Appraisal Video: (3:50)
J. Michael Flanigan
Folk Art, Furniture
J. M. Flanigan American Antiques
GUEST: I'm so thrilled to have a piece that was made by my great-great-grandmother.
APPRAISER: So this has always been in your family and it's always been something that you've treasured?
GUEST: Yes. My grandmother had it, and I received it upon her death.
APPRAISER: So how have you lived with it?
GUEST: It's always been on display in my living room.
GUEST: I put nonglare glass on it when I got it.
GUEST: And I didn't realize that it should have a spacer of some kind between the fabric and that. I hope that you'll tell me what I can do with it to keep it well.
APPRAISER: Okay. Well, nonglare glass is... it's neutral, it's not good or bad.
APPRAISER: It makes it a little harder to see and it keeps some of the light out, so that's a positive, but by museum standards, it's not really important.
GUEST: I see.
APPRAISER: And you're absolutely right that we like these to be on a spacer. But you did do something wonderful. When we typically see needle works, they're completely encased in a frame and we rarely get to look at the back. And one of the things about looking at the back is you get to see the colors unfaded.
GUEST: Oh, yes.
APPRAISER: And you see how strong they are here, and here?
GUEST: Yes, yes.
APPRAISER: They're just fabulous, and that's what we really look for.
GUEST: I see.
APPRAISER: Now, of course, when this was done, it was not framed like this, and it's not easy to see and I'm not going to pull it out of the frame, but you can see that there's no fabric around the edge. So all the fabric stops right in here, and it's all been glued in place, which we really don't like.

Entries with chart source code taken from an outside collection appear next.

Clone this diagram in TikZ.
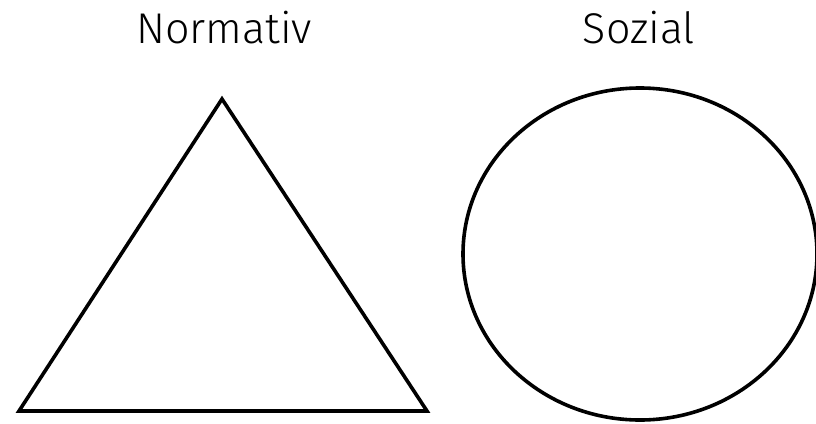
\documentclass[tikz,border=0pt]{standalone}
\usepackage{fontspec}
\setmainfont{Fira Sans}[UprightFont=* Light]
\tikzset{label/.style = {anchor=base, font=\fontsize{43}{50}\selectfont}}

\begin{document}
\begin{tikzpicture}[x=1pt, y=-1pt, line width=3.6pt]
      \useasboundingbox (0,0) rectangle (816,423);
      \node[label] (normativ) at (224,43) {Normativ};
      \node[label] (sozial) at (639,43) {Sozial};
      \draw (19,411) -- (427,411) -- (222,99) -- cycle;
      \draw (640,254) ellipse [x radius=177, y radius=166];
    \end{tikzpicture}
\end{document}
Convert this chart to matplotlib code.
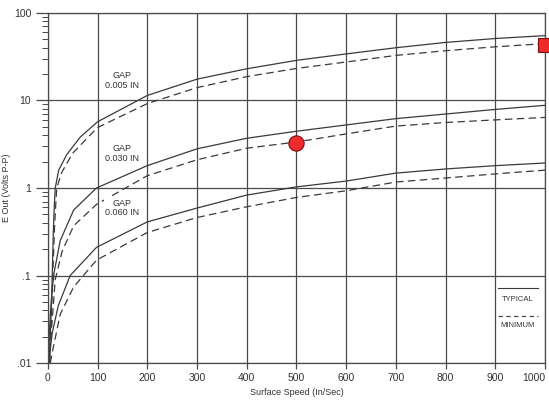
#!/usr/bin/env python
# -*- coding: utf-8 -*-
"""E Out vs surface speed for three probe gaps (log scale)."""

import matplotlib
matplotlib.use('Agg')
import matplotlib.pyplot as plt
from matplotlib.lines import Line2D
from matplotlib.ticker import FixedLocator, LogLocator, NullFormatter

plt.rcParams['font.family'] = ['Liberation Sans', 'DejaVu Sans']

#-----------------------------------------------------------------------------
# Data (speed in In/Sec, E out in Volts P-P)
speed005_typ = [3, 5, 7, 9, 11, 13, 15, 22, 38, 65, 100, 200, 300, 400, 500,
                600, 700, 800, 900, 1000]
gap005_typ = [0.01, 0.02, 0.04, 0.1, 0.3, 0.6, 1.0, 1.6, 2.4, 3.8, 5.7,
              11.4, 17.5, 23.0, 28.7, 34.0, 40.0, 46.0, 51.0, 55.0]

speed005_min = [4, 7, 10, 14, 18, 28, 50, 100, 200, 300, 400, 500, 600, 700,
                800, 900, 1000]
gap005_min = [0.01, 0.03, 0.1, 0.4, 1.0, 1.5, 2.5, 4.9, 9.2, 14.0, 18.7,
              23.2, 27.5, 32.7, 37.0, 41.0, 44.6]

speed030_typ = [1, 3, 5, 9, 13, 25, 52, 98, 200, 300, 400, 500, 600, 700,
                800, 900, 1000]
gap030_typ = [0.01, 0.02, 0.035, 0.07, 0.11, 0.25, 0.56, 1.0, 1.8, 2.8, 3.7,
              4.45, 5.25, 6.2, 7.0, 7.9, 8.8]

speed030_min = [3, 6, 9, 15, 29, 52, 98, 200, 300, 400, 500, 600, 700, 800,
                900, 1000]
gap030_min = [0.01, 0.02, 0.031, 0.09, 0.19, 0.37, 0.65, 1.38, 2.1, 2.85,
              3.35, 4.15, 5.1, 5.6, 6.0, 6.4]

speed060_typ = [3, 6, 9, 21, 45, 98, 200, 300, 400, 500, 600, 700, 800, 900,
                1000]
gap060_typ = [0.01, 0.016, 0.022, 0.045, 0.1, 0.21, 0.41, 0.59, 0.83, 1.03,
              1.2, 1.48, 1.65, 1.8, 1.93]

speed060_min = [5, 11, 25, 52, 98, 200, 300, 400, 500, 600, 700, 800, 900,
                1000]
gap060_min = [0.01, 0.015, 0.036, 0.074, 0.15, 0.31, 0.46, 0.61, 0.78, 0.93,
              1.17, 1.3, 1.45, 1.6]

# labels: (speed, volts, text)
gap_labels = [(150, 17.0, 'GAP\n0.005 IN'),
              (150, 2.5, 'GAP\n0.030 IN'),
              (150, 0.59, 'GAP\n0.060 IN')]

point_circle = (500, 3.3)
point_square = (1000, 42.5)

x_ticks = [0, 100, 200, 300, 400, 500, 600, 700, 800, 900, 1000]
x_ticklabels = ['0', '100', '200', '300', '400', '500', '600', '700', '800',
                '900', '1000']
y_ticks = [0.01, 0.1, 1, 10, 100]
y_ticklabels = ['.01', '.1', '1', '10', '100']

#-----------------------------------------------------------------------------
LINE = '#3a3a3a'
GRID = '#4a4a4a'

fig = plt.figure(figsize=(5.49, 4.03), dpi=100)
ax = fig.add_axes([0.087, 0.099, 0.906, 0.869])

dash = (0, (6, 3.5))
ax.plot(speed005_typ, gap005_typ, color=LINE, lw=0.9)
ax.plot(speed005_min, gap005_min, color=LINE, lw=0.9, ls=dash)
ax.plot(speed030_typ, gap030_typ, color=LINE, lw=0.9)
ax.plot(speed030_min, gap030_min, color=LINE, lw=0.9, ls=dash)
ax.plot(speed060_typ, gap060_typ, color=LINE, lw=0.9)
ax.plot(speed060_min, gap060_min, color=LINE, lw=0.9, ls=dash)

ax.plot(*point_circle, 'o', ms=11, mfc='#ee2a2a', mec='#7a1010', mew=0.8,
        zorder=5)
ax.plot(*point_square, 's', ms=10, mfc='#ee2a2a', mec='#7a1010', mew=0.8,
        zorder=5, clip_on=False)

for sx, sy, txt in gap_labels:
    ax.text(sx, sy, txt, ha='center', va='center', fontsize=6.5,
            color='#333333', linespacing=1.1,
            bbox=dict(facecolor='white', edgecolor='none', pad=1.0))

ax.set_yscale('log')
ax.set_xlim(0, 1000)
ax.set_ylim(0.01, 100)

ax.xaxis.set_major_locator(FixedLocator(x_ticks))
ax.set_xticklabels(x_ticklabels)
ax.get_xticklabels()[-1].set_horizontalalignment('right')
ax.yaxis.set_major_locator(FixedLocator(y_ticks))
ax.set_yticklabels(y_ticklabels)
ax.yaxis.set_minor_locator(LogLocator(base=10, subs=range(2, 10)))
ax.yaxis.set_minor_formatter(NullFormatter())

ax.tick_params(axis='x', which='major', length=4, width=0.9, color=GRID,
               labelsize=7.5, labelcolor='#333333', pad=3)
ax.tick_params(axis='y', which='major', length=9, width=0.9, color=GRID,
               labelsize=7.5, labelcolor='#333333', pad=3)
ax.tick_params(axis='y', which='minor', length=4, width=0.7, color=GRID)

ax.grid(True, which='major', color=GRID, lw=0.9)
for s in ax.spines.values():
    s.set_color(GRID)
    s.set_linewidth(0.9)

ax.set_xlabel('Surface Speed (In/Sec)', fontsize=6.5, color='#333333',
              labelpad=4)
ax.set_ylabel('E Out (Volts P-P)', fontsize=6.5, color='#333333',
              labelpad=2)

# legend drawn in the lower right cell
tr = ax.transAxes
ax.add_line(Line2D([0.905, 0.985], [0.215, 0.215], color=LINE, lw=0.8,
                   transform=tr))
ax.text(0.945, 0.183, 'TYPICAL', transform=tr, ha='center', va='center',
        fontsize=5.5, color='#333333')
ax.add_line(Line2D([0.905, 0.985], [0.135, 0.135], color=LINE, lw=0.8,
                   ls=(0, (4, 3)), transform=tr))
ax.text(0.945, 0.107, 'MINIMUM', transform=tr, ha='center', va='center',
        fontsize=5.5, color='#333333')

fig.savefig('out.png', dpi=100)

APPRAISER: So what we'd like to do today is to, what they say, float it and take it off the frame so it doesn't stretch it and let it float. And then you put it under a mat so that it's spaced
GUEST: I see.
APPRAISER: and that it doesn't then touch the glass. We don't like it forced up against the glass.
APPRAISER: So we have some guidance now about how you want to reframe it.
GUEST: Yes, I do, thank you.
APPRAISER: First off, it's very easy. We can read "Debbie Poor," her name, and it says, "Andover in the county of Essex, 1787," and then we have your standard letters and numbers, a verse, which is very common, but these trees, really delicate work, some fabulous little animals and birds... It's a linen ground. And usually they're silk threads, and I think that's the case here. It's just extraordinary survival. We have only this one small hole up in here, and otherwise it's in extraordinary condition. What's fascinating is this highly rectangular, long and tall one is actually a kind of style from 50 years earlier.
APPRAISER: It would date from, say, the 1720s or '30s in Boston, in the earlier schools. So it's a little bit out of sync with its time. By the Federal era, the shape is more standardized, it's closer to square, the border is more standardized, it's more symmetrical. This is a freehand border. If you look at the earlier ones, there's no border. So what she's done is add this border, just more up to date, and at the same time, it's a freehand border, which is not what you'd expect. So it's a really fascinating piece. I think it opens up new avenues for scholars and collectors alike. We just haven't seen anything like this before.
GUEST: Oh my!
APPRAISER: I have absolutely no problem that you should put an insurance estimate on this of at least $40,000.
GUEST: Oh, my gracious. Oh, goodness. Oh, I had no idea. Well, I'm thrilled. I thank you so much. I'm so glad.